DATASET SECTION >>
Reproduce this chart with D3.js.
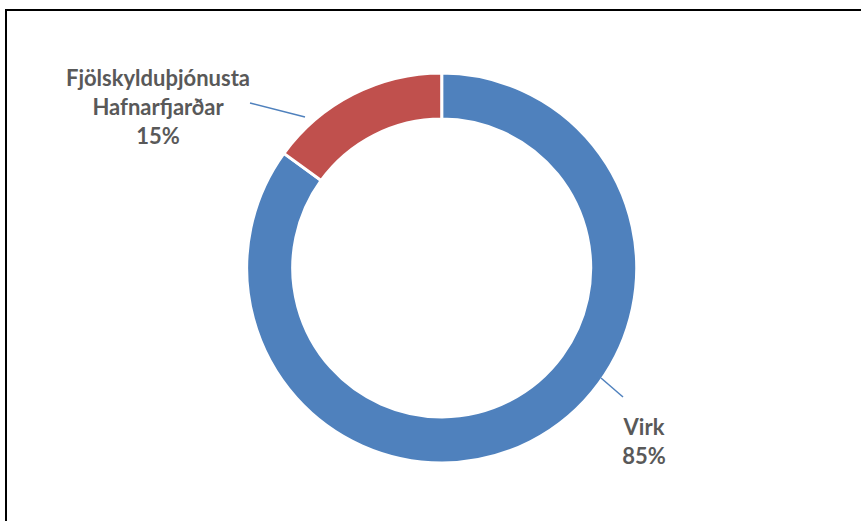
<!DOCTYPE html>
<html><head><meta charset="utf-8">
<script src="https://cdn.jsdelivr.net/npm/d3@7"></script>
<style>html,body{margin:0;padding:0;background:#fff;overflow:hidden}</style>
</head><body>
<svg id="c" width="861" height="521"></svg>
<script>
const categories = ["Virk", "Fjölskylduþjónusta Hafnarfjarðar"];
const values = [85, 15];
const pctLabels = ["85%", "15%"];
const colors = ["#4F81BD", "#C0504D"];

const svg = d3.select("#c");
svg.append("rect").attr("x", 6).attr("y", 10).attr("width", 900).attr("height", 600)
  .attr("fill", "#fff").attr("stroke", "#000").attr("stroke-width", 2);

const cx = 441.7, cy = 268, R = 195, r = 149;
const g = svg.append("g").attr("transform", `translate(${cx},${cy})`);
// Excel: first slice starts at 12 o'clock going clockwise
const pie = d3.pie().sort(null).value(d => d);
const arcs = pie(values);
const arc = d3.arc().innerRadius(r).outerRadius(R);
g.selectAll("path").data(arcs).enter().append("path")
  .attr("d", arc).attr("fill", (d, i) => colors[i])
  .attr("stroke", "#fff").attr("stroke-width", 3).attr("stroke-linejoin", "miter");

// leader lines
const leaders = [
  [[601, 378], [623, 397]],
  [[305, 117], [250, 103]]
];
svg.selectAll("line.l").data(leaders).enter().append("line")
  .attr("x1", d => d[0][0]).attr("y1", d => d[0][1])
  .attr("x2", d => d[1][0]).attr("y2", d => d[1][1])
  .attr("stroke", "#4F81BD").attr("stroke-width", 1.5);

// labels
const labelLines = [
  { x: 644, ys: [435, 464], lines: [categories[0], pctLabels[0]] },
  { x: 158, ys: [86, 115, 144], lines: ["Fjölskylduþjónusta", "Hafnarfjarðar", pctLabels[1]] }
];
labelLines.forEach(L => {
  L.lines.forEach((t, i) => {
    svg.append("text").attr("x", L.x).attr("y", L.ys[i])
      .attr("text-anchor", "middle")
      .attr("font-family", "Lato, 'Open Sans', sans-serif")
      .attr("font-weight", "bold").attr("font-size", 22)
      .attr("fill", "#595959").text(t);
  });
});
</script>
</body></html>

SET TASK >> Output the data exactly. Pictures don't belong in the result.

REPLY TO THE TASK >>
Reproduce this chart with D3.js.
<!DOCTYPE html>
<html><head><meta charset="utf-8">
<script src="https://cdn.jsdelivr.net/npm/d3@7"></script>
<style>html,body{margin:0;padding:0;background:#fff;overflow:hidden}</style>
</head><body>
<svg id="c" width="861" height="521"></svg>
<script>
const categories = ["Virk", "Fjölskylduþjónusta Hafnarfjarðar"];
const values = [85, 15];
const pctLabels = ["85%", "15%"];
const colors = ["#4F81BD", "#C0504D"];

const svg = d3.select("#c");
svg.append("rect").attr("x", 6).attr("y", 10).attr("width", 900).attr("height", 600)
  .attr("fill", "#fff").attr("stroke", "#000").attr("stroke-width", 2);

const cx = 441.7, cy = 268, R = 195, r = 149;
const g = svg.append("g").attr("transform", `translate(${cx},${cy})`);
// Excel: first slice starts at 12 o'clock going clockwise
const pie = d3.pie().sort(null).value(d => d);
const arcs = pie(values);
const arc = d3.arc().innerRadius(r).outerRadius(R);
g.selectAll("path").data(arcs).enter().append("path")
  .attr("d", arc).attr("fill", (d, i) => colors[i])
  .attr("stroke", "#fff").attr("stroke-width", 3).attr("stroke-linejoin", "miter");

// leader lines
const leaders = [
  [[601, 378], [623, 397]],
  [[305, 117], [250, 103]]
];
svg.selectAll("line.l").data(leaders).enter().append("line")
  .attr("x1", d => d[0][0]).attr("y1", d => d[0][1])
  .attr("x2", d => d[1][0]).attr("y2", d => d[1][1])
  .attr("stroke", "#4F81BD").attr("stroke-width", 1.5);

// labels
const labelLines = [
  { x: 644, ys: [435, 464], lines: [categories[0], pctLabels[0]] },
  { x: 158, ys: [86, 115, 144], lines: ["Fjölskylduþjónusta", "Hafnarfjarðar", pctLabels[1]] }
];
labelLines.forEach(L => {
  L.lines.forEach((t, i) => {
    svg.append("text").attr("x", L.x).attr("y", L.ys[i])
      .attr("text-anchor", "middle")
      .attr("font-family", "Lato, 'Open Sans', sans-serif")
      .attr("font-weight", "bold").attr("font-size", 22)
      .attr("fill", "#595959").text(t);
  });
});
</script>
</body></html>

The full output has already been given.